In 1875, (Note: According to Cherrington (1928), the couple married in 1871.) she married François Keelhoff, a painter from Limbourg and son of the notary of Neerhaeren. She was then 42 years old, her husband 55. She settled in Neerhaeren, her husband's hometown, and she invested in the education of poor children.

===Temperance===
Widowed in 1893, and without descendants, Keelhoff sold a large part of her possessions and moved to Brussels to devote herself to the fight against alcohol and to mobilize for the women's cause. As president of the Union des femmes belges contre l'alcoolism of which she was also one of the founders, her long tenure of office (1899–1914) bore witness to her efficient leadership of that society. She was the founder of the temperance journal La Clairiere and of the Flemish publication Het Geluk der Huisgezin (The Health of the Family). From 1904 to 1914, she directed the publication of L'almanach de la femme (The Woman's Almanac), and wrote several small brochures, among others "La Poupee Humaine" (The Human Doll).
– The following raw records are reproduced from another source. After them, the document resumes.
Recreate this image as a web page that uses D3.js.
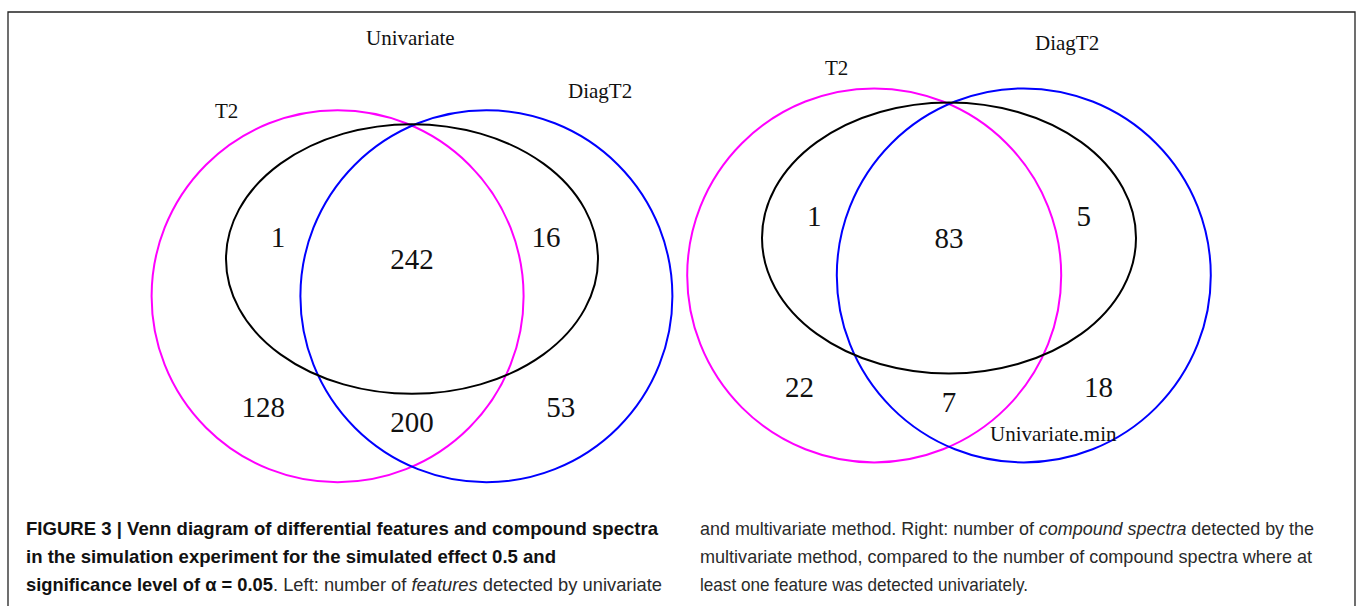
<!DOCTYPE html>
<html>
<head>
<meta charset="utf-8">
<script src="https://cdn.jsdelivr.net/npm/d3@7"></script>
<style>
  body { margin: 0; background: #fff; }
  svg { display: block; }
  .set-label { font-family: "Liberation Serif", "Times New Roman", serif; font-size: 21px; fill: #111; }
  .count { font-family: "Liberation Serif", "Times New Roman", serif; font-size: 29px; fill: #111; text-anchor: middle; }
  .caption { font-family: "Liberation Sans Narrow", "Arial Narrow", "Liberation Sans", sans-serif; font-size: 19px; fill: #2a2a2a; }
  .caption .b { font-weight: bold; fill: #111; }
</style>
</head>
<body>
<script>
// ---- data ----
const leftSets = ["T2", "DiagT2", "Univariate"];
const leftRegions = ["T2 & Univariate", "all three", "DiagT2 & Univariate", "T2 only", "T2 & DiagT2", "DiagT2 only"];
const leftCounts = [1, 242, 16, 128, 200, 53];

const rightSets = ["T2", "DiagT2", "Univariate.min"];
const rightRegions = ["T2 & Univariate.min", "all three", "DiagT2 & Univariate.min", "T2 only", "T2 & DiagT2", "DiagT2 only"];
const rightCounts = [1, 83, 5, 22, 7, 18];

const captionLeft = [
  [["b", "FIGURE 3 | Venn diagram of differential features and compound spectra"]],
  [["b", "in the simulation experiment for the simulated effect 0.5 and"]],
  [["b", "significance level of \u03b1 = 0.05"], ["n", ". Left: number of "], ["i", "features"], ["n", " detected by univariate"]]
];
const captionRight = [
  [["n", "and multivariate method. Right: number of "], ["i", "compound spectra"], ["n", " detected by the"]],
  [["n", "multivariate method, compared to the number of compound spectra where at"]],
  [["n", "least one feature was detected univariately."]]
];

// ---- layout ----
const W = 1358, H = 606;
const setColors = ["#ff00ff", "#0000ff", "#000000"];

// shapes in a unit frame, then mapped to each panel with scales
const shapeUnits = [
  {cx: -0.40, cy: 0.20, rx: 1.0, ry: 1.0},
  {cx: 0.40, cy: 0.20, rx: 1.0, ry: 1.0},
  {cx: 0.00, cy: 0.00, rx: 1.0, ry: 0.725}
];
const countUnits = [
  {x: -0.72, y: -0.118}, {x: 0.0, y: 0.0}, {x: 0.72, y: -0.118},
  {x: -0.80, y: 0.80}, {x: 0.0, y: 0.88}, {x: 0.80, y: 0.80}
];

const panels = [
  {sets: leftSets, counts: leftCounts, regions: leftRegions, cx: 412, cy: 259, r: 186,
   labels: [{x: 215, y: 118}, {x: 568, y: 98}, {x: 366, y: 45}]},
  {sets: rightSets, counts: rightCounts, regions: rightRegions, cx: 949, cy: 238, r: 187,
   labels: [{x: 825, y: 75}, {x: 1035, y: 50}, {x: 990, y: 441}]}
];

const svg = d3.select("body").append("svg")
  .attr("width", W).attr("height", H);

// frame (open at bottom)
svg.append("path")
  .attr("d", "M8," + H + "V12H1355V" + H)
  .attr("fill", "none").attr("stroke", "#222").attr("stroke-width", 1.3);

panels.forEach(p => {
  const x = d3.scaleLinear().domain([-1, 1]).range([p.cx - p.r, p.cx + p.r]);
  const y = d3.scaleLinear().domain([-1, 1]).range([p.cy - p.r, p.cy + p.r]);
  const g = svg.append("g");

  g.selectAll("ellipse")
    .data(shapeUnits)
    .enter().append("ellipse")
    .attr("cx", d => x(d.cx))
    .attr("cy", d => y(d.cy))
    .attr("rx", d => x(d.rx) - x(0))
    .attr("ry", d => y(d.ry) - y(0))
    .attr("fill", "none")
    .attr("stroke", (d, i) => setColors[i])
    .attr("stroke-width", 2);

  g.selectAll(".count")
    .data(p.counts)
    .enter().append("text")
    .attr("class", "count")
    .attr("x", (d, i) => x(countUnits[i].x))
    .attr("y", (d, i) => y(countUnits[i].y))
    .attr("dy", "0.33em")
    .text(d => d);

  g.selectAll(".set-label")
    .data(p.sets)
    .enter().append("text")
    .attr("class", "set-label")
    .attr("x", (d, i) => p.labels[i].x)
    .attr("y", (d, i) => p.labels[i].y)
    .text(d => d);
});

// caption, each line fitted to the width it takes in the print
function caption(lines, x0, widths) {
  lines.forEach((parts, li) => {
    const t = svg.append("text")
      .attr("class", "caption")
      .attr("x", x0)
      .attr("y", 535 + li * 28)
      .attr("textLength", widths[li])
      .attr("lengthAdjust", "spacingAndGlyphs");
    parts.forEach(pt => {
      const s = t.append("tspan").text(pt[1]);
      if (pt[0] == "b") s.attr("class", "b");
      if (pt[0] == "i") s.attr("font-style", "italic");
    });
  });
}
caption(captionLeft, 26, [632, 530, 636]);
caption(captionRight, 700, [614, 612, 328]);
</script>
</body>
</html>
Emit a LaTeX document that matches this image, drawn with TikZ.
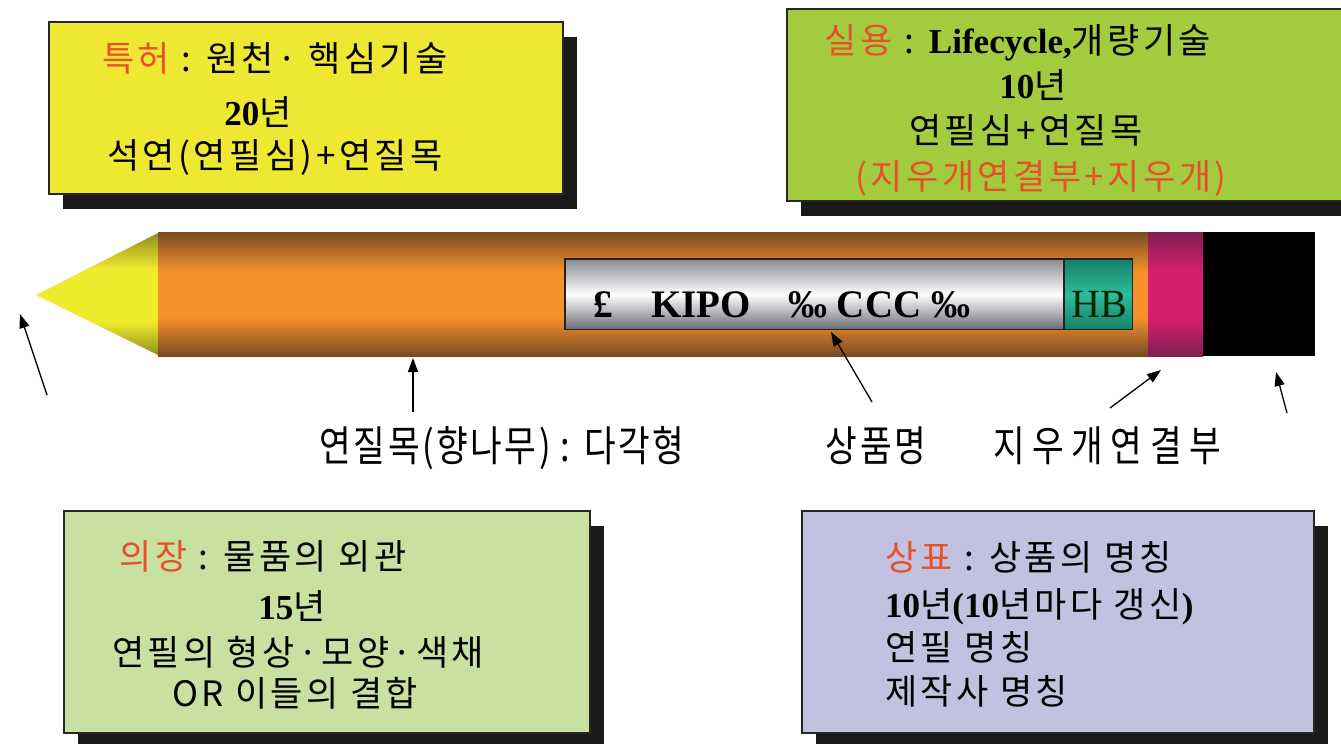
\documentclass[tikz,border=0pt]{standalone}
\usepackage{fontspec}
\setmainfont{Liberation Serif}
\newfontfamily\krfont{Noto Sans CJK KR}[LetterSpace=10]
\newfontfamily\krlabfont{Noto Sans CJK KR}[FakeStretch=0.82,LetterSpace=6]
\newfontfamily\krlabwidefont{Noto Sans CJK KR}[FakeStretch=0.82,LetterSpace=18]
\usetikzlibrary{arrows.meta,shadows}

\definecolor{patentY}{HTML}{EEE832}
\definecolor{utilG}{HTML}{A2CC3E}
\definecolor{designG}{HTML}{C8E0A0}
\definecolor{markV}{HTML}{C2C2E0}
\definecolor{hl}{HTML}{E8502A}
\definecolor{woodD}{HTML}{7A4A22}
\definecolor{woodL}{HTML}{F6922C}
\definecolor{leadY}{HTML}{EEEA2C}
\definecolor{leadD}{HTML}{8E8C1E}
\definecolor{bandP}{HTML}{D81E6E}
\definecolor{bandD}{HTML}{7E2050}
\definecolor{hbT}{HTML}{2EBC9A}
\definecolor{hbD}{HTML}{14826A}
\definecolor{plateG}{HTML}{8A8A92}
\definecolor{plateD}{HTML}{6C6C76}
\definecolor{rimK}{HTML}{2A201A}
\definecolor{shadowK}{HTML}{1A1A1A}

\newcommand\bnum[1]{{\rmfamily\bfseries #1}}

\begin{document}
\begin{tikzpicture}[x=1pt,y=-1pt,
  infobox/.style={draw=black!85, line width=1.2pt, inner sep=0pt,
    drop shadow={shadow xshift=14pt, shadow yshift=-15pt, fill=shadowK, opacity=1}},
  boxtext/.style={font=\krfont\fontsize{35}{40}\selectfont, inner sep=0pt,
    text height=30pt, text depth=4pt},
  lab/.style={font=\krlabfont\fontsize{42}{48}\selectfont, inner sep=0pt,
    text height=36pt, text depth=4pt},
  platetext/.style={font=\fontsize{39}{40}\selectfont\bfseries, inner sep=0pt, anchor=base west},
  rim/.style={draw=rimK, line width=1.4pt},
  pointer/.style={-{Triangle[length=14pt,width=10pt]}, line width=1.3pt},
]
\useasboundingbox (0,0) rectangle (1341,744);
\clip (0,0) rectangle (1341,744);
\fill[white] (0,0) rectangle (1341,744);

% ---- the four right-type boxes ----
\node[infobox, fill=patentY, minimum width=514pt, minimum height=172pt] (patent) at (306,108) {};
\node[infobox, fill=utilG, minimum width=573pt, minimum height=192pt] (utility) at (1073.5,105) {};
\node[infobox, fill=designG, minimum width=526pt, minimum height=222pt] (design) at (327,622) {};
\node[infobox, fill=markV, minimum width=512pt, minimum height=222pt] (mark) at (1058,622) {};

% ---- pencil: lead tip ----
\begin{scope}
  \clip (36,295) -- (158,233) -- (158,355) -- cycle;
  \shade[top color=leadD, bottom color=leadY] (30,232) rectangle (160,269);
  \fill[leadY] (30,268) rectangle (160,323);
  \shade[top color=leadY, bottom color=leadD] (30,322) rectangle (160,356);
\end{scope}

% ---- pencil: wooden body ----
\shade[top color=woodD, bottom color=woodL] (158,232) rectangle (1148,272);
\fill[woodL] (158,271) rectangle (1148,318);
\shade[top color=woodL, bottom color=woodD] (158,317) rectangle (1148,356);

% ---- pencil: ferrule and eraser ----
\shade[top color=bandD, bottom color=bandP] (1148,232) rectangle (1203,272);
\fill[bandP] (1148,271) rectangle (1203,318);
\shade[top color=bandP, bottom color=bandD] (1148,317) rectangle (1203,356);
\fill[black] (1203,232) rectangle (1315,356);

% ---- name plate and grade (silver and green bands) ----
\node[minimum width=499pt, minimum height=70pt, inner sep=0pt] (plate) at (814.5,294) {};
\node[minimum width=68pt, minimum height=70pt, inner sep=0pt] (grade) at (1098,294) {};
\shade[top color=plateG, bottom color=white] (plate.north west) rectangle ([yshift=-0.5pt]plate.east);
\shade[top color=white, bottom color=plateD] (plate.west) rectangle (plate.south east);
\shade[top color=hbD, bottom color=hbT] (grade.north west) rectangle ([yshift=-0.5pt]grade.east);
\shade[top color=hbT, bottom color=hbD] (grade.west) rectangle (grade.south east);
\draw[rim] (plate.north west) rectangle (plate.south east);
\draw[rim] (grade.north west) rectangle (grade.south east);
\node[platetext] (pound) at (593,317) {£};
\node[platetext] (kipo) at (651,317) {KIPO};
\node[platetext] (ccc) at (788,317) {‰ CCC ‰};
\node[font=\fontsize{40}{40}\selectfont, text=black!85!green, inner sep=0pt, anchor=base] (hb) at (1099,317) {HB};

% ---- part labels ----
\node[lab] (woodlab) at (502,445) {연질목(향나무) : 다각형};
\node[lab] (namelab) at (876,445) {\krlabfont 상품명};
\node[lab, font=\krlabwidefont\fontsize{42}{48}\selectfont] (jointlab) at (1107,445) {지우개연결부};

% ---- pointers ----
\coordinate (tipFrom) at (47,395);   \coordinate (tipTo) at (20,314);
\coordinate (woodFrom) at (413,412); \coordinate (woodTo) at (413,358);
\coordinate (nameFrom) at (872,402); \coordinate (nameTo) at (831,332);
\coordinate (bandFrom) at (1110,408); \coordinate (bandTo) at (1161,370);
\coordinate (eraserFrom) at (1287,413); \coordinate (eraserTo) at (1276,372);
\draw[pointer] (tipFrom) -- (tipTo);
\draw[pointer] (woodFrom) -- (woodTo);
\draw[pointer] (nameFrom) -- (nameTo);
\draw[pointer] (bandFrom) -- (bandTo);
\draw[pointer] (eraserFrom) -- (eraserTo);

% ---- patent ----
\node[boxtext] (p1) at (275,58) {\textcolor{hl}{특허} : 원천· 핵심기술};
\node[boxtext] (p2) at (258,112) {\bnum{20}년};
\node[boxtext] (p3) at (275,155) {석연(연필심)+연질목};

% ---- utility model ----
\node[boxtext] (u1) at (1018,40) {\textcolor{hl}{실용} : \bnum{Lifecycle,}개량기술};
\node[boxtext] (u2) at (1033,85) {\bnum{10}년};
\node[boxtext] (u3) at (1026,130) {연필심+연질목};
\node[boxtext, text=hl] (u4) at (1041,176) {(지우개연결부+지우개)};

% ---- design ----
\node[boxtext] (d1) at (263,556) {\textcolor{hl}{의장} : 물품의 외관};
\node[boxtext] (d2) at (292,606) {\bnum{15}년};
\node[boxtext] (d3) at (298,652) {연필의 형상·모양·색채};
\node[boxtext] (d4) at (295,693) {OR 이들의 결합};

% ---- trademark ----
\node[boxtext, anchor=west] (t1) at (885,557) {\textcolor{hl}{상표} : 상품의 명칭};
\node[boxtext, anchor=west] (t2) at (885,604) {\bnum{10}년\bnum{(10}년마다 갱신\bnum{)}};
\node[boxtext, anchor=west] (t3) at (885,647) {연필 명칭};
\node[boxtext, anchor=west] (t4) at (885,691) {제작사 명칭};
\end{tikzpicture}
\end{document}
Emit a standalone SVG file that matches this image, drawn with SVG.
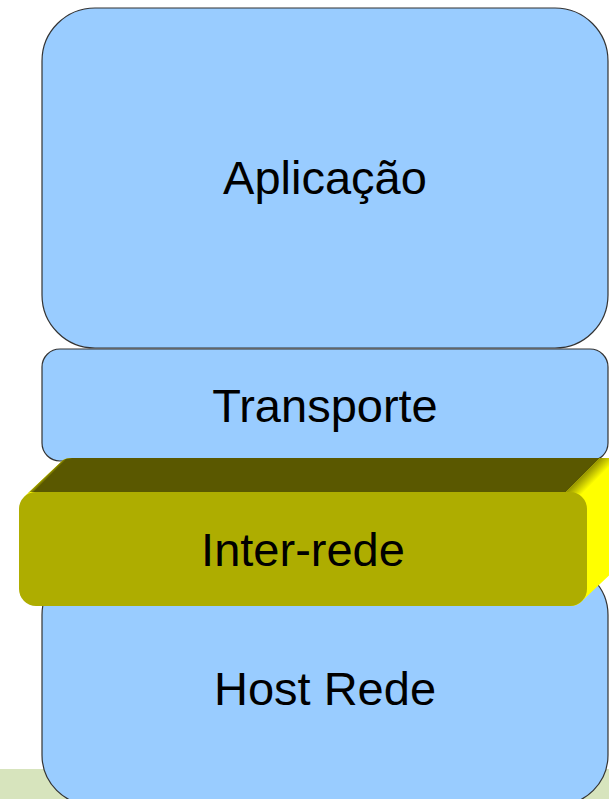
<svg xmlns="http://www.w3.org/2000/svg" width="609" height="799" viewBox="0 0 609 799">
<defs>
<style>
.layer{fill:#99ccff;stroke:#333333;stroke-width:1.2}
.lbl{font-family:"Liberation Sans",Arial,sans-serif;font-size:47px;fill:#000000;text-anchor:middle}
</style>
<linearGradient id="bevR" gradientUnits="userSpaceOnUse" x1="578" y1="470" x2="592" y2="484">
<stop offset="0" stop-color="#5a5800"/>
<stop offset="1" stop-color="#ffff00"/>
</linearGradient>
<linearGradient id="bevL" gradientUnits="userSpaceOnUse" x1="42" y1="474" x2="47" y2="479">
<stop offset="0" stop-color="#ffff00"/>
<stop offset="1" stop-color="#5a5800"/>
</linearGradient>
</defs>
<rect width="609" height="799" fill="#ffffff"/>
<rect x="0" y="769" width="609" height="30" fill="#d7e4bd"/>
<g id="aplicacao">
<rect class="layer" x="42" y="8" width="566" height="340" rx="53" ry="53"/>
<text class="lbl" x="325" y="194">Aplicação</text>
</g>
<g id="transporte">
<rect class="layer" x="42" y="349" width="566" height="112" rx="18" ry="18"/>
<text class="lbl" x="325" y="422">Transporte</text>
</g>
<g id="host-rede">
<rect class="layer" x="42" y="565" width="566" height="240" rx="50" ry="50"/>
<text class="lbl" x="325" y="705">Host Rede</text>
</g>
<g id="inter-rede">
<path d="M24,497 L62,461 Q65,458 72,458 L640,458 L640,540 L618,567 L582,601 Q578,606 570,606 L40,606 Z" fill="#ffff00"/>
<path d="M27,494 L63,460 Q66,458 72,458 L600,458 L566,492 L30,492 Z" fill="url(#bevL)"/>
<path d="M566,492 L600,458 L620,458 L586,498 L580,494 Z" fill="url(#bevR)"/>
<rect x="19" y="492" width="568" height="114" rx="17" ry="17" fill="#aead00"/>
<text class="lbl" x="303" y="566">Inter-rede</text>
</g>
<g id="connectors"/>
</svg>
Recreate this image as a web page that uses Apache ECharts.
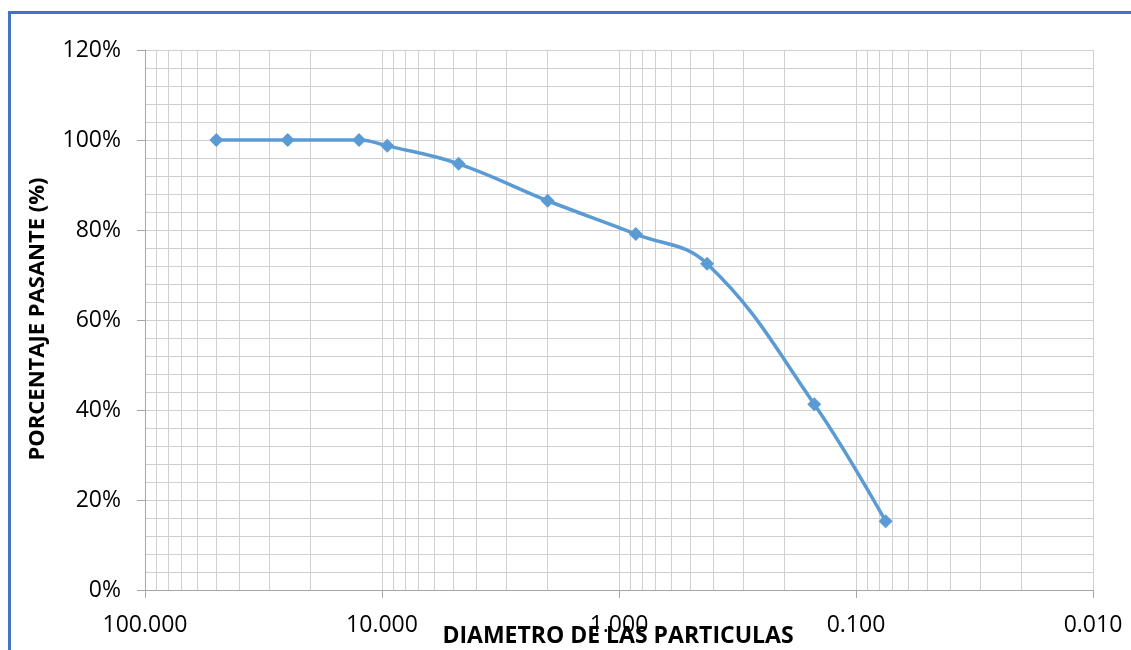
<!DOCTYPE html>
<html>
<head>
<meta charset="utf-8">
<script src="https://cdn.jsdelivr.net/npm/echarts@6/dist/echarts.min.js"></script>
<style>
html,body{margin:0;padding:0;background:#fff;}
#chart{width:1131px;height:650px;}
</style>
</head>
<body>
<div id="chart"></div>
<script>
// Sieve sizes (mm) and percent passing
const sizes = [50, 25, 12.5, 9.5, 4.75, 2.0, 0.85, 0.425, 0.15, 0.075];
const passing = [100, 100, 100, 98.7, 94.7, 86.5, 79.1, 72.5, 41.3, 15.3];
const xTitle = 'DIAMETRO DE LAS PARTICULAS';
const yTitle = 'PORCENTAJE PASANTE (%)';
const decades = [0.01, 0.1, 1, 10];
const minorSteps = [2, 3, 4, 5, 6, 7, 8, 9];

const minorLines = [];
decades.forEach(d => minorSteps.forEach(m => minorLines.push({ xAxis: +(d * m).toPrecision(3) })));

const gridColor = '#d0d0d0';
const axisColor = '#a6a6a6';
const font = "'Open Sans', 'Liberation Sans', sans-serif";

const chart = echarts.init(document.getElementById('chart'), null, { renderer: 'canvas' });
chart.setOption({
  animation: false,
  backgroundColor: '#ffffff',
  grid: { left: 145, right: 38, top: 50, bottom: 60, containLabel: false },
  xAxis: {
    type: 'log',
    logBase: 10,
    min: 0.01,
    max: 100,
    inverse: true,
    axisLine: { show: true, lineStyle: { color: axisColor, width: 1 } },
    axisTick: { show: true, length: 8, lineStyle: { color: axisColor } },
    splitLine: { show: true, lineStyle: { color: gridColor, width: 1 } },
    axisLabel: {
      formatter: v => Number(v).toFixed(3),
      fontFamily: font, fontSize: 23, color: '#000', margin: 24,
      showMinLabel: true, showMaxLabel: true
    }
  },
  yAxis: {
    type: 'value',
    min: 0,
    max: 120,
    interval: 20,
    axisLine: { show: true, lineStyle: { color: axisColor, width: 1 } },
    axisTick: { show: true, length: 8, lineStyle: { color: axisColor } },
    splitLine: { show: true, lineStyle: { color: gridColor, width: 1 } },
    minorTick: { show: false, splitNumber: 5 },
    minorSplitLine: { show: true, lineStyle: { color: gridColor, width: 1 } },
    axisLabel: { formatter: '{value}%', fontFamily: font, fontSize: 23, color: '#000', margin: 24 }
  },
  series: [
    {
      type: 'line',
      z: 1,
      silent: true,
      data: sizes.map((s, i) => [s, passing[i]]),
      showSymbol: false,
      lineStyle: { opacity: 0 },
      markLine: {
        silent: true,
        symbol: ['none', 'none'],
        label: { show: false },
        lineStyle: { color: gridColor, width: 1, type: 'solid' },
        data: minorLines
      }
    },
    {
      type: 'line',
      z: 5,
      smooth: 0.4,
      data: sizes.map((s, i) => [s, passing[i]]),
      symbol: 'diamond',
      symbolSize: 14,
      lineStyle: { color: '#5B9BD5', width: 3.5 },
      itemStyle: { color: '#5B9BD5' }
    }
  ],
  graphic: [
    {
      type: 'rect',
      shape: { x: 9.5, y: 12.5, width: 1200, height: 700 },
      style: { fill: 'none', stroke: '#4472C4', lineWidth: 3 },
      silent: true
    },
    {
      type: 'text',
      x: 618, y: 636,
      style: { text: xTitle, fontFamily: font, fontWeight: 'bold', fontSize: 23, fill: '#000', textAlign: 'center', textVerticalAlign: 'middle' }
    },
    {
      type: 'text',
      x: 38, y: 319,
      rotation: Math.PI / 2,
      style: { text: yTitle, fontFamily: font, fontWeight: 'bold', fontSize: 22, fill: '#000', textAlign: 'center', textVerticalAlign: 'middle' }
    }
  ]
});
</script>
</body>
</html>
The Union's ideals also included more progressive issues such as the status of the worker, women's rights, and compulsory education. The aim was to improve the social system of the time. These ideals became international, and Keelhoff took part in major anti-alcohol demonstrations in Paris in 1900, Geneva in 1903, Budapest in 1905, and Milan in 1907. She received honors at these events: the honorary diploma in Budapest and three gold medal diplomas in Milan. The Union was later subsidized by the Ministry of Agriculture.

Keelhoff's most remarkable achievement was the opening of the Restaurant Hygiénique, on 3 December 1901, on the Place du Sablon in Brussels. With her own funds, Keelhoff took the initiative of renting the first floor of number 40 and setting up a restaurant offering complete meals at affordable prices. The Hygienic Restaurant also housed a library, a reading room, and a conference room. It was in these rooms that feminist speakers would give speeches, for Keelhoff's activism was first and foremost a feminist one. The Restaurant hygiénique was so successful that several similar establishments were built throughout the country.

For some time, she was a member of the general council of the La Ligue patriotique contre l'alcoolisme (The Patriotic League Against Alcoholism). She attended the Sixth International Congress Against Alcoholism, at Brussels, in 1897, and the Eighth Congress, at Vienna, in 1901. At the latter meeting, she read in French a paper, "On Woman’s Participation in the Fight Against Alcoholism". In 1905, Keelhoff became a member of the Conseil Général du Comité National contre l’Alcoolisme (General Council of the National Committee against Alcoholism).

===Feminism===
Keelhoff's feminist struggle was an extension of her anti-alcoholism campaign. She held feminist conferences in her Restaurant Hygiénique and delivered speeches that were very modern for the time, calling for gender equality at all levels and denouncing male oppression.

In 1899, Keelhoff joined the Ligue belge du droit des femmes (Belgian League for Women's Rights). She became increasingly involved. In 1905, she joined the Conseil national des femmes belges (CNFB) under the leadership of Marie Popelin, its founder. This council also included the Ligue belge du droit des femmes. Keelhoff contributed to the development of Belgian feminism, while at the same time displaying a pacifism imbued with great humanism. In the same year, she took on the role of Commissioner in the Association des cités-jardins, one of eleven associations developed by the CNBF, offering social housing to families living in slums. In 1909, she became a member of the Belgian Labour Party and devoted her life to the peaceful defense of the Belgian feminist movement.

==Later life==
Keelhoff practised total alcohol abstinence herself. She worked tirelessly until 1914. As Europe got bogged down in World War I, Keelhoff retired to Neerhaeren, where she died 14 March 1917.

==Awards and honours==
- Honorary diploma, Budapest (1905)
- Three gold medal diplomas, Milan (1907)

==Selected works==
- "Répertoire de la presse féminine et féministe en Belgique 1830–1944", Action sociale, Brussels, Inbel, vol. I, 1903–1914, pp. 2, 87.
- "Repertorium van de feministische en vrouwenpers 1830–1994", Het Geluk Des Huisgezins, Brussels, Inbel, vol. II, 1994, pp. 76–77.